According to figures from Currys PC World, 11 per cent of people simply threw their old tech in the bin, with only 13 per cent choosing to recycle it properly.

Professor Tom Welton, RSC president, said: “Clearly, the coronavirus pandemic caused a rapid change to our work and lifestyle patterns, but a significant unintended consequence we are now facing is a rapid increase to the UK’s already growing e-waste crisis. That nearly as many people are binning their old tech as recycling it is a huge concern.

“We increasingly think about the sustainability of other items around the home, such as plastics and cardboard packaging. If we’re to have sustainable technology, we need to start thinking in the same way about our old gadgets, or we risk running out of the elements we need to produce these items while continuing to exacerbate the environmental damage caused by the consumer tech industry.”
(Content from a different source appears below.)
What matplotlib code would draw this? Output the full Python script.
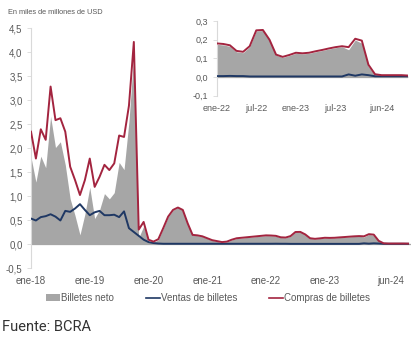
import matplotlib
matplotlib.use("Agg")
import matplotlib.pyplot as plt
from matplotlib.patches import Patch
from matplotlib.lines import Line2D
import numpy as np

# Monthly data, ene-2018 .. jun-2024 (78 months), miles de millones de USD
compras = [2.34, 1.78, 2.39, 2.17, 3.28, 2.58, 2.62, 2.34, 1.61, 1.33, 1.02, 1.33,
           1.78, 1.19, 1.40, 1.65, 1.54, 1.68, 2.26, 2.23, 2.88, 4.21, 0.30, 0.46,
           0.09, 0.05, 0.10, 0.33, 0.57, 0.71, 0.76, 0.71, 0.43, 0.19, 0.18, 0.16,
           0.12, 0.08, 0.06, 0.04, 0.05, 0.09, 0.12, 0.13, 0.14, 0.15, 0.16, 0.17,
           0.180, 0.177, 0.170, 0.140, 0.135, 0.165, 0.250, 0.252, 0.200, 0.120, 0.108, 0.118,
           0.130, 0.127, 0.130, 0.138, 0.145, 0.153, 0.160, 0.165, 0.160, 0.205, 0.195, 0.066,
           0.015, 0.010, 0.010, 0.010, 0.010, 0.008]
ventas = [0.53, 0.49, 0.56, 0.58, 0.62, 0.57, 0.49, 0.69, 0.67, 0.74, 0.83, 0.71,
          0.60, 0.66, 0.69, 0.60, 0.60, 0.61, 0.56, 0.68, 0.33, 0.25, 0.17, 0.09,
          0.04, 0.02, 0.01, 0.005, 0.005, 0.005, 0.005, 0.005, 0.005, 0.005, 0.005, 0.005,
          0.005, 0.005, 0.005, 0.005, 0.005, 0.005, 0.005, 0.005, 0.005, 0.005, 0.005, 0.005,
          0.005, 0.005, 0.006, 0.005, 0.005, 0.003, 0.003, 0.003, 0.003, 0.003, 0.003, 0.003,
          0.003, 0.003, 0.003, 0.003, 0.003, 0.003, 0.003, 0.003, 0.014, 0.007, 0.014, 0.010,
          0.004, 0.004, 0.004, 0.004, 0.004, 0.004]
neto = [1.81, 1.29, 1.83, 1.59, 2.66, 2.01, 2.13, 1.65, 0.94, 0.59, 0.19, 0.62,
        1.18, 0.53, 0.71, 1.05, 0.94, 1.07, 1.70, 1.55, 2.55, 3.96, 0.13, 0.37,
        0.05, 0.03, 0.09, 0.325, 0.565, 0.705, 0.755, 0.705, 0.425, 0.185, 0.175, 0.155,
        0.115, 0.075, 0.055, 0.035, 0.045, 0.085, 0.115, 0.125, 0.135, 0.145, 0.155, 0.165,
        0.175, 0.172, 0.164, 0.135, 0.130, 0.162, 0.247, 0.249, 0.197, 0.117, 0.105, 0.115,
        0.127, 0.124, 0.127, 0.135, 0.142, 0.150, 0.157, 0.162, 0.146, 0.198, 0.181, 0.056,
        0.011, 0.006, 0.006, 0.006, 0.006, 0.004]

main_tick_pos = [0, 12, 24, 36, 48, 60, 73.5]
main_tick_lab = ["ene-18", "ene-19", "ene-20", "ene-21", "ene-22", "ene-23", "jun-24"]
main_yticks = [-0.5, 0.0, 0.5, 1.0, 1.5, 2.0, 2.5, 3.0, 3.5, 4.0, 4.5]

inset_start = 48
inset_tick_pos = [0, 6, 12, 18, 25]
inset_tick_lab = ["ene-22", "jul-22", "ene-23", "jul-23", "jun-24"]
inset_yticks = [-0.1, 0.0, 0.1, 0.2, 0.3]

GRAY = "#a6a6a6"
BLUE = "#1f3864"
RED = "#a3243f"
TXT = "#595959"
FONT = "Liberation Sans"

def fmt(v, nd):
    return f"{v:.{nd}f}".replace(".", ",")

def style(ax, yt, nd, xpos, xlab, fs):
    for s in ["top", "right", "bottom"]:
        ax.spines[s].set_visible(False)
    ax.spines["left"].set_color("#d9d9d9")
    ax.spines["left"].set_linewidth(0.8)
    ax.axhline(0, color="#a6a6a6", lw=0.9, zorder=1)
    ax.set_yticks(yt)
    ax.set_yticklabels([fmt(v, nd) for v in yt], fontsize=fs, color=TXT, family=FONT)
    ax.tick_params(axis="y", length=3, width=0.6, color="#d9d9d9", pad=3)
    ax.set_xticks(xpos)
    ax.set_xticklabels(xlab, fontsize=fs, color=TXT, family=FONT)
    ax.tick_params(axis="x", length=0, pad=6)

fig = plt.figure(figsize=(4.2, 3.5), dpi=100)
fig.patch.set_facecolor("white")

x = np.arange(len(compras))
ax = fig.add_axes([31 / 420, 1 - 268 / 350, 380 / 420, 240 / 350])
ax.fill_between(x, 0, neto, color=GRAY, lw=0, zorder=2)
ax.plot(x, ventas, color=BLUE, lw=1.4, zorder=3)
ax.plot(x, compras, color=RED, lw=1.4, zorder=4)
ax.set_xlim(0, 77.6)
ax.set_ylim(-0.5, 4.5)
style(ax, main_yticks, 1, main_tick_pos, main_tick_lab, 7)

# inset
xi = np.arange(len(compras) - inset_start)
axi = fig.add_axes([216.7 / 420, 1 - 95.7 / 350, 191.3 / 420, 74.7 / 350])
axi.patch.set_alpha(0)
axi.fill_between(xi, 0, neto[inset_start:], color=GRAY, lw=0, zorder=2)
axi.plot(xi, ventas[inset_start:], color=BLUE, lw=1.4, zorder=3)
axi.plot(xi, compras[inset_start:], color=RED, lw=1.4, zorder=4)
axi.set_xlim(0, 29)
axi.set_ylim(-0.1, 0.3)
style(axi, inset_yticks, 1, inset_tick_pos, inset_tick_lab, 6.5)

fig.text(8 / 420, 1 - 13 / 350, "En miles de millones de USD", fontsize=5.3,
         color=TXT, family=FONT, va="center", ha="left")

handles = [Patch(facecolor=GRAY, edgecolor="none"),
           Line2D([], [], color=BLUE, lw=1.2),
           Line2D([], [], color=RED, lw=1.2)]
labels = ["Billetes neto", "Ventas de billetes", "Compras de billetes"]
leg = fig.legend(handles, labels, loc="center", bbox_to_anchor=(208 / 420, 1 - 298 / 350),
                 ncol=3, frameon=False, fontsize=7, handlelength=1.4, handleheight=0.6,
                 handletextpad=0.1, columnspacing=3.3, prop={"family": FONT, "size": 7})
for t in leg.get_texts():
    t.set_color(TXT)

fig.text(2 / 420, 1 - 327 / 350, "Fuente: BCRA", fontsize=10.5, color="#333333",
         family="Roboto", va="center", ha="left")

fig.savefig("out.png", dpi=100, facecolor="white")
Globally, e-waste rose by up to 21 per cent in the five years leading up to 2020, but just 17.4 per cent of 2019’s e-waste was recycled, according to a report last year. A further study in December found that the UK produces the second largest amount of e-waste per person in Europe.

In a bid to cut down on UK e-waste, the Environmental Audit Committee (EAC) has said tech giants should be banned from intentionally shortening the lifespan of devices.

“We know chemists are working on the tricky problem of how to separate more critical raw materials from electronic waste for recycling purposes, but we need local recycling infrastructure that enables the waste to be collected first,” Welton said.

“While we welcome the changes coming in to force at the beginning of January to ensure that retailers operate take-back schemes – an issue highlighted in the Environmental Audit Committee’s report to Government – it’s only possible to extract some of the more common raw materials on a large scale at the end of life.

“Many precious metals are never recovered.”